How a Woman With Gephyrophobia Braved Driving Over Some of the US's Scariest Bridges
Inside Edition was with Torri Forbes as she crossed the Delaware Memorial Bridge, a dual span suspension bridge that has four lanes going each way, and the Chesapeake Bay Bridge in Maryland, which many think to be one of the scariest bridges in the U.S.
Torri Forbes suffers from acute gephyrophobia, an intense fear of bridges that causes severe anxiety and even panic attacks.
Forbes says a bridge collapsing under her, as happened last week in Pittsburgh, Pennsylvania, is her worst nightmare.
Inside Edition was with Forbes as she crossed the Delaware Memorial Bridge, a dual span suspension bridge that has four lanes going each way.

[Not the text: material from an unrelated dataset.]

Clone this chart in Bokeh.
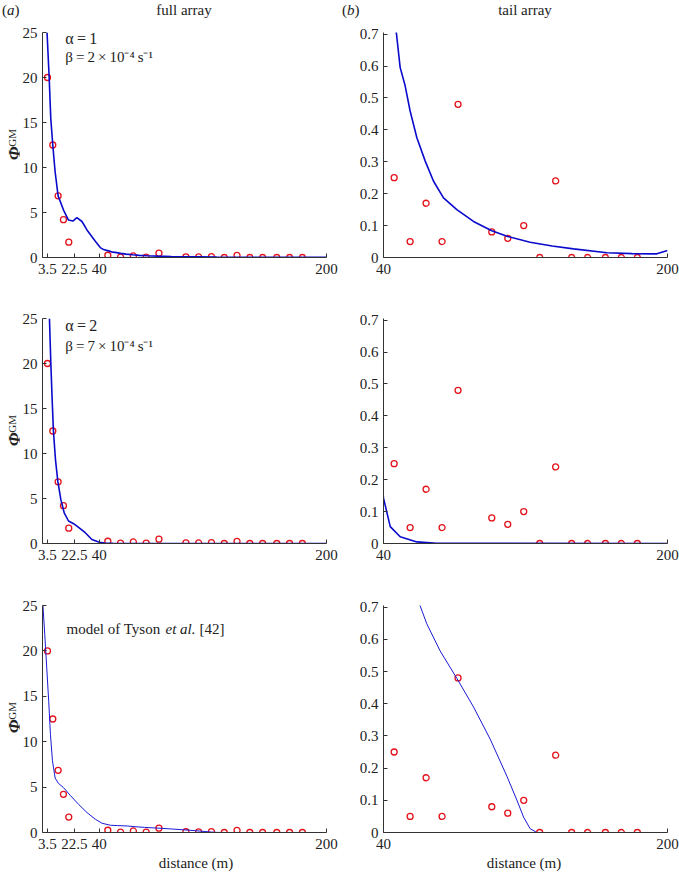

"I'm scared to death about what I'm about to do," she said.
The bridge is two miles long and stands 174 feet above the Delaware River. Notorious for its high winds, the bridge can be truly terrifying for any motorist to drive across, but that's especially true for someone like Forbes.
The Delaware River and Bay Authority Police Department offers a police escort to those like Forbes, who need a helping hand to cross it.
"We have a marked car that's in front and then we have a vehicle behind and then we essentially allow them to drive, but we escort them across and make sure it is safe," Lt. Christopher Field told Inside Edition.
As Inside Edition crossed the bridge with Forbes, it became clear that she was suffering from severe anxiety and was on the brink of a panic attack.
"Oh my God! I hate this so bad. This is horrible," she said through tears.
After several minutes, Forbes made it across the bridge and was able to breathe again. But just one day later, she found herself at the Chesapeake Bay Bridge in Maryland.
"I don't know if i can do this," she said.
The steel behemoth is 4.3 miles long and at its highest point, stands 200 feet above the water. The low guard rails and narrow lanes add to the reason many consider the bridge to be one of the scariest in the U.S.
"Oh my God, it's huge!" she exclaimed when seeing the bridge.
Part way across, she began hyperventilating and asking where she could pull off. But there was no police escort available at this crossing and so she had to make it all on her own.
Finally, at the other side, she said, "I can't believe I just drove over that bridge. It's huge!"
Though she hasn't conquered her fear, Forbes has at least faced it, but is drawing the line. "I'm not going back across that bridge ever!" she said.